Source excerpt:
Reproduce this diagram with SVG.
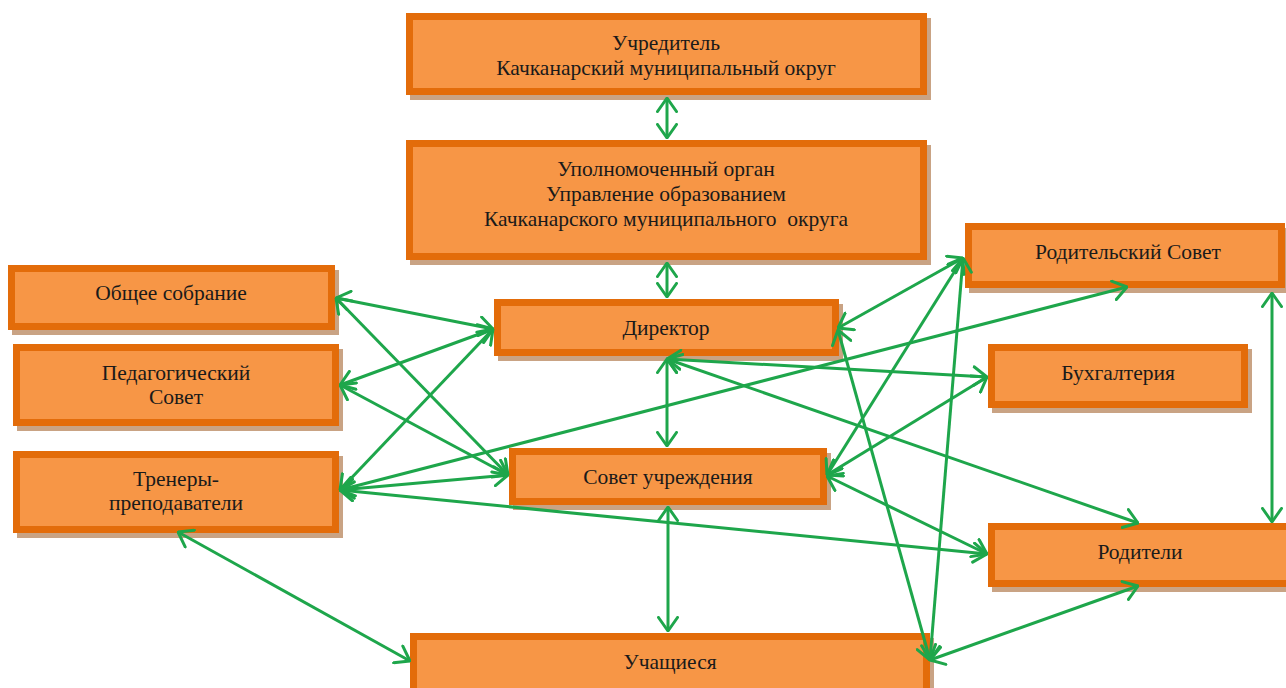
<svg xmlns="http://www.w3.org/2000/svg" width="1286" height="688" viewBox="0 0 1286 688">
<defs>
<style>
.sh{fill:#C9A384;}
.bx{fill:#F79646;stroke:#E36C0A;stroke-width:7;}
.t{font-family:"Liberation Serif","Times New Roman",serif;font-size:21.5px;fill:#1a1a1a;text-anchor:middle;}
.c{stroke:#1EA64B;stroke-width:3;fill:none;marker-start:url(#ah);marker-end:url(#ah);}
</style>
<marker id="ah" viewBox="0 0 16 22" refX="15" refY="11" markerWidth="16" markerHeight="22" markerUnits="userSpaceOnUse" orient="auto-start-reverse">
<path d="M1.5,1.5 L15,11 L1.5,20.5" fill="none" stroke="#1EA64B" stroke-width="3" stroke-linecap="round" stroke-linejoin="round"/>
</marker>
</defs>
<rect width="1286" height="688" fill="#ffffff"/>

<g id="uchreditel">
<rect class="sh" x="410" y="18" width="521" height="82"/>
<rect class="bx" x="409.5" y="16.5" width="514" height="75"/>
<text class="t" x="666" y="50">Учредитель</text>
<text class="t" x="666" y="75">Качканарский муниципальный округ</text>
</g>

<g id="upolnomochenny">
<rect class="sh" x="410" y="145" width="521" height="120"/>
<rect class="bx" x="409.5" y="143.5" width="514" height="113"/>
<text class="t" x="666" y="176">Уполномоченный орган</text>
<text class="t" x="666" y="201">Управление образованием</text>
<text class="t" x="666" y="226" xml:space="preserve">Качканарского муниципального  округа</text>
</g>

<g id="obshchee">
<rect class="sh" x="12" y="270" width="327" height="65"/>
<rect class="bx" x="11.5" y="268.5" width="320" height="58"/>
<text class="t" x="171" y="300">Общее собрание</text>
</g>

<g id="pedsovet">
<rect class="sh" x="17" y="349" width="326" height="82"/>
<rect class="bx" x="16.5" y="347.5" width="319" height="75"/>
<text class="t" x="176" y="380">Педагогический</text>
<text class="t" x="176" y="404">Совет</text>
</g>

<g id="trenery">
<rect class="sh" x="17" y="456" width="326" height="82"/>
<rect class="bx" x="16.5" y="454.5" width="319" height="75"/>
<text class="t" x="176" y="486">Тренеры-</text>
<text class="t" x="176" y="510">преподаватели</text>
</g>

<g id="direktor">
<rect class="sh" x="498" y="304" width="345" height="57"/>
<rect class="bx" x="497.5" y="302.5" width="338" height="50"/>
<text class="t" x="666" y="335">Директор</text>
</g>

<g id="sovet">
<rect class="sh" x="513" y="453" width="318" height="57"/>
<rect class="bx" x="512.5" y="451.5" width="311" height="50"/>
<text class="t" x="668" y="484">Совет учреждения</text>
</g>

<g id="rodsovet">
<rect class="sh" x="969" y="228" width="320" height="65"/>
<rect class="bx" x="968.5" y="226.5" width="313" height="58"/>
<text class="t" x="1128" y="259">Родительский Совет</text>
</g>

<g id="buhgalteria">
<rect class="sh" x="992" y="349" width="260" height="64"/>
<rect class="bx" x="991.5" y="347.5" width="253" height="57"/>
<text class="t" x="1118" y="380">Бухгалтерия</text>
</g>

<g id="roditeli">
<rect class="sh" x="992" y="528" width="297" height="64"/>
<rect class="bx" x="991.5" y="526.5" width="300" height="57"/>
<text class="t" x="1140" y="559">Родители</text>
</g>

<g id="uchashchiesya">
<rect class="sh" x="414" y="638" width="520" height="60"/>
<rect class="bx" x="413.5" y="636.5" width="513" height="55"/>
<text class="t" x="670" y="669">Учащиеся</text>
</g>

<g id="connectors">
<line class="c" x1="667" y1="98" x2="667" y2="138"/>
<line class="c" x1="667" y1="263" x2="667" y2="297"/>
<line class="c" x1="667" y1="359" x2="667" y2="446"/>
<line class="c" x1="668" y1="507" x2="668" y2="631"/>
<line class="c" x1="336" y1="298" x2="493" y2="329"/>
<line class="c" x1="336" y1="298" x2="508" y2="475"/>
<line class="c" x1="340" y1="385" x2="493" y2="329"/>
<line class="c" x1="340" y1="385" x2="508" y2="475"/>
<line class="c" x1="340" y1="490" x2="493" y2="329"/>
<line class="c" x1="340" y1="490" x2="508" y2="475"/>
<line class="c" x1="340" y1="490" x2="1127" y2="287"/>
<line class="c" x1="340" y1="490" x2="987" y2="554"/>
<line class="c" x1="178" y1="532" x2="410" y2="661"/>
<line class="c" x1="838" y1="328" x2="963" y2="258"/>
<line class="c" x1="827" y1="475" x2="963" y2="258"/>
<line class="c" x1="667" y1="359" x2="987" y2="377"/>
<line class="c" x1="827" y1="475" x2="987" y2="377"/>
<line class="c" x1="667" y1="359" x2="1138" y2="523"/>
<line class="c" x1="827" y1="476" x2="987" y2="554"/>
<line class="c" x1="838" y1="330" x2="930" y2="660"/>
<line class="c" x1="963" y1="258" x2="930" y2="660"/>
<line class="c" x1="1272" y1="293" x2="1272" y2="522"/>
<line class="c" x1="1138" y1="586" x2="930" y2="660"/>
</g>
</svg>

The task:
Keep every word of the data as it is when you write it out, but drop the pictures.

Complete output:
Reproduce this diagram with SVG.
<svg xmlns="http://www.w3.org/2000/svg" width="1286" height="688" viewBox="0 0 1286 688">
<defs>
<style>
.sh{fill:#C9A384;}
.bx{fill:#F79646;stroke:#E36C0A;stroke-width:7;}
.t{font-family:"Liberation Serif","Times New Roman",serif;font-size:21.5px;fill:#1a1a1a;text-anchor:middle;}
.c{stroke:#1EA64B;stroke-width:3;fill:none;marker-start:url(#ah);marker-end:url(#ah);}
</style>
<marker id="ah" viewBox="0 0 16 22" refX="15" refY="11" markerWidth="16" markerHeight="22" markerUnits="userSpaceOnUse" orient="auto-start-reverse">
<path d="M1.5,1.5 L15,11 L1.5,20.5" fill="none" stroke="#1EA64B" stroke-width="3" stroke-linecap="round" stroke-linejoin="round"/>
</marker>
</defs>
<rect width="1286" height="688" fill="#ffffff"/>

<g id="uchreditel">
<rect class="sh" x="410" y="18" width="521" height="82"/>
<rect class="bx" x="409.5" y="16.5" width="514" height="75"/>
<text class="t" x="666" y="50">Учредитель</text>
<text class="t" x="666" y="75">Качканарский муниципальный округ</text>
</g>

<g id="upolnomochenny">
<rect class="sh" x="410" y="145" width="521" height="120"/>
<rect class="bx" x="409.5" y="143.5" width="514" height="113"/>
<text class="t" x="666" y="176">Уполномоченный орган</text>
<text class="t" x="666" y="201">Управление образованием</text>
<text class="t" x="666" y="226" xml:space="preserve">Качканарского муниципального  округа</text>
</g>

<g id="obshchee">
<rect class="sh" x="12" y="270" width="327" height="65"/>
<rect class="bx" x="11.5" y="268.5" width="320" height="58"/>
<text class="t" x="171" y="300">Общее собрание</text>
</g>

<g id="pedsovet">
<rect class="sh" x="17" y="349" width="326" height="82"/>
<rect class="bx" x="16.5" y="347.5" width="319" height="75"/>
<text class="t" x="176" y="380">Педагогический</text>
<text class="t" x="176" y="404">Совет</text>
</g>

<g id="trenery">
<rect class="sh" x="17" y="456" width="326" height="82"/>
<rect class="bx" x="16.5" y="454.5" width="319" height="75"/>
<text class="t" x="176" y="486">Тренеры-</text>
<text class="t" x="176" y="510">преподаватели</text>
</g>

<g id="direktor">
<rect class="sh" x="498" y="304" width="345" height="57"/>
<rect class="bx" x="497.5" y="302.5" width="338" height="50"/>
<text class="t" x="666" y="335">Директор</text>
</g>

<g id="sovet">
<rect class="sh" x="513" y="453" width="318" height="57"/>
<rect class="bx" x="512.5" y="451.5" width="311" height="50"/>
<text class="t" x="668" y="484">Совет учреждения</text>
</g>

<g id="rodsovet">
<rect class="sh" x="969" y="228" width="320" height="65"/>
<rect class="bx" x="968.5" y="226.5" width="313" height="58"/>
<text class="t" x="1128" y="259">Родительский Совет</text>
</g>

<g id="buhgalteria">
<rect class="sh" x="992" y="349" width="260" height="64"/>
<rect class="bx" x="991.5" y="347.5" width="253" height="57"/>
<text class="t" x="1118" y="380">Бухгалтерия</text>
</g>

<g id="roditeli">
<rect class="sh" x="992" y="528" width="297" height="64"/>
<rect class="bx" x="991.5" y="526.5" width="300" height="57"/>
<text class="t" x="1140" y="559">Родители</text>
</g>

<g id="uchashchiesya">
<rect class="sh" x="414" y="638" width="520" height="60"/>
<rect class="bx" x="413.5" y="636.5" width="513" height="55"/>
<text class="t" x="670" y="669">Учащиеся</text>
</g>

<g id="connectors">
<line class="c" x1="667" y1="98" x2="667" y2="138"/>
<line class="c" x1="667" y1="263" x2="667" y2="297"/>
<line class="c" x1="667" y1="359" x2="667" y2="446"/>
<line class="c" x1="668" y1="507" x2="668" y2="631"/>
<line class="c" x1="336" y1="298" x2="493" y2="329"/>
<line class="c" x1="336" y1="298" x2="508" y2="475"/>
<line class="c" x1="340" y1="385" x2="493" y2="329"/>
<line class="c" x1="340" y1="385" x2="508" y2="475"/>
<line class="c" x1="340" y1="490" x2="493" y2="329"/>
<line class="c" x1="340" y1="490" x2="508" y2="475"/>
<line class="c" x1="340" y1="490" x2="1127" y2="287"/>
<line class="c" x1="340" y1="490" x2="987" y2="554"/>
<line class="c" x1="178" y1="532" x2="410" y2="661"/>
<line class="c" x1="838" y1="328" x2="963" y2="258"/>
<line class="c" x1="827" y1="475" x2="963" y2="258"/>
<line class="c" x1="667" y1="359" x2="987" y2="377"/>
<line class="c" x1="827" y1="475" x2="987" y2="377"/>
<line class="c" x1="667" y1="359" x2="1138" y2="523"/>
<line class="c" x1="827" y1="476" x2="987" y2="554"/>
<line class="c" x1="838" y1="330" x2="930" y2="660"/>
<line class="c" x1="963" y1="258" x2="930" y2="660"/>
<line class="c" x1="1272" y1="293" x2="1272" y2="522"/>
<line class="c" x1="1138" y1="586" x2="930" y2="660"/>
</g>
</svg>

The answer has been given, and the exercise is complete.